-- Begin --

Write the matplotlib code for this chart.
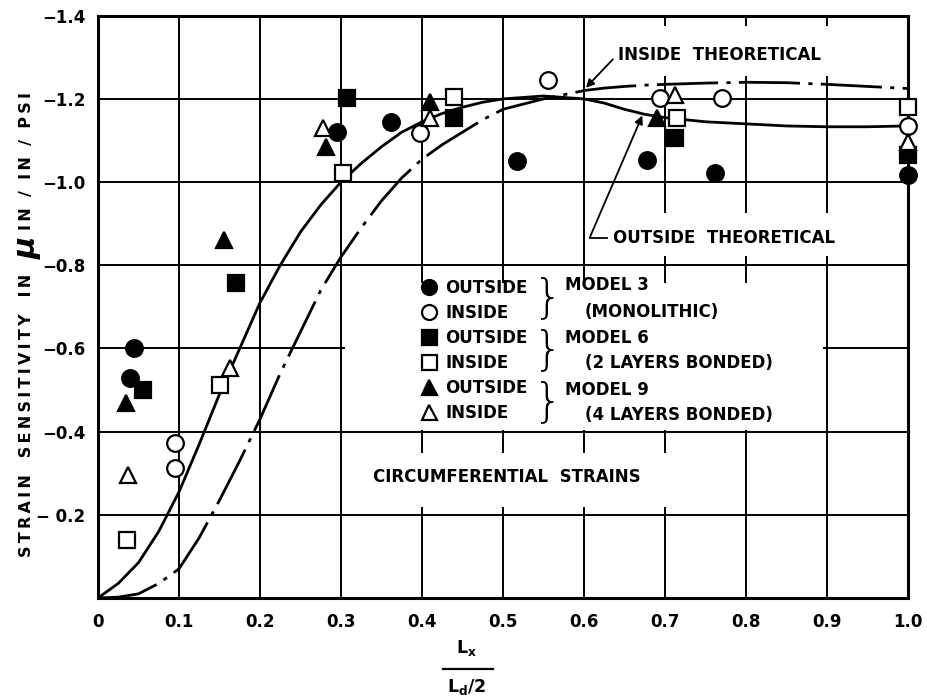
import numpy as np
import matplotlib.pyplot as plt
from matplotlib.lines import Line2D
from matplotlib.patches import Rectangle

plt.rcParams['font.family'] = ['DejaVu Sans']
plt.rcParams['font.weight'] = 'bold'
plt.rcParams['mathtext.default'] = 'bf'

# theoretical curves
x_theory = [0, 0.025, 0.05, 0.075, 0.1, 0.125, 0.15, 0.175, 0.2, 0.225, 0.25, 0.275,
            0.3, 0.325, 0.35, 0.375, 0.4, 0.425, 0.45, 0.475, 0.5, 0.55, 0.6, 0.625,
            0.65, 0.675, 0.7, 0.75, 0.8, 0.85, 0.9, 0.95, 1.0]
outside_theory = [0, -0.035, -0.085, -0.16, -0.255, -0.37, -0.49, -0.60, -0.71, -0.80,
                  -0.88, -0.945, -1.0, -1.045, -1.085, -1.12, -1.145, -1.165, -1.18,
                  -1.192, -1.2, -1.207, -1.2, -1.19, -1.175, -1.163, -1.155, -1.145,
                  -1.14, -1.135, -1.133, -1.133, -1.135]
inside_theory = [0, -0.002, -0.01, -0.035, -0.07, -0.145, -0.235, -0.33, -0.43, -0.54,
                 -0.64, -0.74, -0.82, -0.89, -0.955, -1.01, -1.055, -1.09, -1.12, -1.15,
                 -1.175, -1.2, -1.22, -1.226, -1.23, -1.233, -1.235, -1.238, -1.24,
                 -1.239, -1.235, -1.23, -1.225]

# measured points
m3_out_x = [0.045, 0.04, 0.295, 0.362, 0.517, 0.678, 0.762, 1.0]
m3_out_y = [-0.60, -0.53, -1.12, -1.145, -1.05, -1.053, -1.022, -1.017]
m3_in_x = [0.095, 0.095, 0.398, 0.556, 0.694, 0.77, 1.0]
m3_in_y = [-0.373, -0.313, -1.118, -1.246, -1.202, -1.202, -1.135]
m6_out_x = [0.055, 0.171, 0.308, 0.44, 0.712, 1.0]
m6_out_y = [-0.50, -0.757, -1.202, -1.154, -1.106, -1.065]
m6_in_x = [0.036, 0.151, 0.303, 0.44, 0.715, 1.0]
m6_in_y = [-0.14, -0.512, -1.022, -1.205, -1.154, -1.181]
m9_out_x = [0.035, 0.155, 0.282, 0.41, 0.69]
m9_out_y = [-0.47, -0.861, -1.085, -1.193, -1.155]
m9_in_x = [0.037, 0.163, 0.278, 0.41, 0.712, 1.0]
m9_in_y = [-0.296, -0.553, -1.13, -1.154, -1.21, -1.097]

x_ticks = [0, 0.1, 0.2, 0.3, 0.4, 0.5, 0.6, 0.7, 0.8, 0.9, 1.0]
x_ticklabels = ["0", "0.1", "0.2", "0.3", "0.4", "0.5", "0.6", "0.7", "0.8", "0.9", "1.0"]
y_ticks = [-1.4, -1.2, -1.0, -0.8, -0.6, -0.4, -0.2]
y_ticklabels = ["\u22121.4", "\u22121.2", "\u22121.0", "\u22120.8", "\u22120.6", "\u22120.4", "\u2212 0.2"]


def spaced(s):
    # old drafting lettering is widely spaced
    return "\u2009".join(s)


fig = plt.figure(figsize=(9.28, 6.99), dpi=100)
ax = fig.add_axes([0.1056, 0.1445, 0.8728, 0.833])
ax.set_xlim(0, 1.0)
ax.set_ylim(0, -1.4)
ax.set_xticks(x_ticks)
ax.set_xticklabels(x_ticklabels, fontsize=12, fontweight='bold')
ax.set_yticks(y_ticks)
ax.set_yticklabels(y_ticklabels, fontsize=12, fontweight='bold')
ax.tick_params(axis='x', length=0, pad=11)
ax.tick_params(axis='y', length=0, pad=9)
ax.set_axisbelow(True)
ax.grid(True, color='black', linewidth=1.4)
for s in ax.spines.values():
    s.set_linewidth(2.2)

# white gaps in the grid behind the labels
for (bx, by, bw, bh) in [(0.305, -0.758, 0.59, 0.353),
                          (0.305, -0.349, 0.49, 0.13),
                          (0.63, -1.375, 0.33, 0.12),
                          (0.625, -0.925, 0.345, 0.103)]:
    ax.add_patch(Rectangle((bx, by), bw, bh, facecolor='white', edgecolor='none', zorder=1))

ax.plot(x_theory, outside_theory, color='black', lw=2.0, zorder=3)
ax.plot(x_theory, inside_theory, color='black', lw=2.0, zorder=3,
        linestyle=(0, (22, 3, 1.5, 3)))

ms = 12
mk = dict(linestyle='none', markersize=ms, markeredgecolor='black', markeredgewidth=1.6,
          zorder=4, clip_on=False)
h1, = ax.plot(m3_out_x, m3_out_y, marker='o', markerfacecolor='black', **mk)
h2, = ax.plot(m3_in_x, m3_in_y, marker='o', markerfacecolor='white', **mk)
h3, = ax.plot(m6_out_x, m6_out_y, marker='s', markerfacecolor='black', **mk)
h4, = ax.plot(m6_in_x, m6_in_y, marker='s', markerfacecolor='white', **mk)
h5, = ax.plot(m9_out_x, m9_out_y, marker='^', markerfacecolor='black', **mk)
h6, = ax.plot(m9_in_x, m9_in_y, marker='^', markerfacecolor='white', **mk)

leg = ax.legend([h1, h2, h3, h4, h5, h6],
                ["OUTSIDE", "INSIDE", "OUTSIDE", "INSIDE", "OUTSIDE", "INSIDE"],
                loc='center left', bbox_to_anchor=(0.39, -0.596),
                bbox_transform=ax.transData, frameon=False, borderpad=0,
                handlelength=0.8, handletextpad=0.6, labelspacing=0.42,
                markerscale=0.9, prop={'size': 12, 'weight': 'bold'})
leg.set_zorder(5)

for yc in [-0.7215, -0.596, -0.471]:
    ax.text(0.556, yc, "}", fontsize=34, fontweight='light', ha='center', va='center', zorder=5)
for tx, ty, s in [(0.5765, -0.753, "MODEL 3"), (0.601, -0.688, "(MONOLITHIC)"),
                  (0.5765, -0.625, "MODEL 6"), (0.601, -0.565, "(2 LAYERS BONDED)"),
                  (0.5765, -0.500, "MODEL 9"), (0.601, -0.440, "(4 LAYERS BONDED)")]:
    ax.text(tx, ty, s, fontsize=12, fontweight='bold', ha='left', va='center', zorder=5)

ax.text(0.3395, -0.291, "CIRCUMFERENTIAL  STRAINS", fontsize=12, fontweight='bold',
        ha='left', va='center', zorder=5)

ax.text(0.642, -1.306, "INSIDE  THEORETICAL", fontsize=12, fontweight='bold',
        ha='left', va='center', zorder=5)
ax.annotate("", xy=(0.6, -1.222), xytext=(0.638, -1.30),
            arrowprops=dict(arrowstyle='-|>', color='black', lw=1.3, mutation_scale=12),
            zorder=5)

ax.text(0.636, -0.866, "OUTSIDE  THEORETICAL", fontsize=12, fontweight='bold',
        ha='left', va='center', zorder=5)
ax.plot([0.607, 0.628], [-0.866, -0.866], color='black', lw=1.3, zorder=5)
ax.annotate("", xy=(0.672, -1.16), xytext=(0.607, -0.866),
            arrowprops=dict(arrowstyle='-|>', color='black', lw=1.3, mutation_scale=12,
                            shrinkA=0, shrinkB=0),
            zorder=5)

# y axis label
fig.text(0.029, 0.609, spaced("STRAIN") + "   " + spaced("SENSITIVITY") + "   " + spaced("IN"),
         rotation=90, ha='center', va='top', fontsize=11.5, fontweight='bold')
fig.text(0.029, 0.645, "\u03bc", rotation=90, ha='center', va='center',
         fontsize=22, fontweight='bold', style='italic')
fig.text(0.029, 0.671, spaced("IN") + "  /  " + spaced("IN") + "  /  " + spaced("PSI"),
         rotation=90, ha='center', va='bottom', fontsize=11.5, fontweight='bold')

# x axis label as a fraction
fig.text(0.503, 0.073, "$L_x$", ha='center', va='center', fontsize=12.5)
fig.add_artist(Line2D([0.477, 0.531], [0.043, 0.043], color='black', lw=1.6))
fig.text(0.503, 0.017, "$L_d/2$", ha='center', va='center', fontsize=12.5)

fig.savefig("out.png", dpi=100, facecolor='white')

-- End --

Your task
Gather from the data above every line with the string "matplotlib".

Output below
Write the matplotlib code for this chart.
import matplotlib.pyplot as plt
from matplotlib.lines import Line2D
from matplotlib.patches import Rectangle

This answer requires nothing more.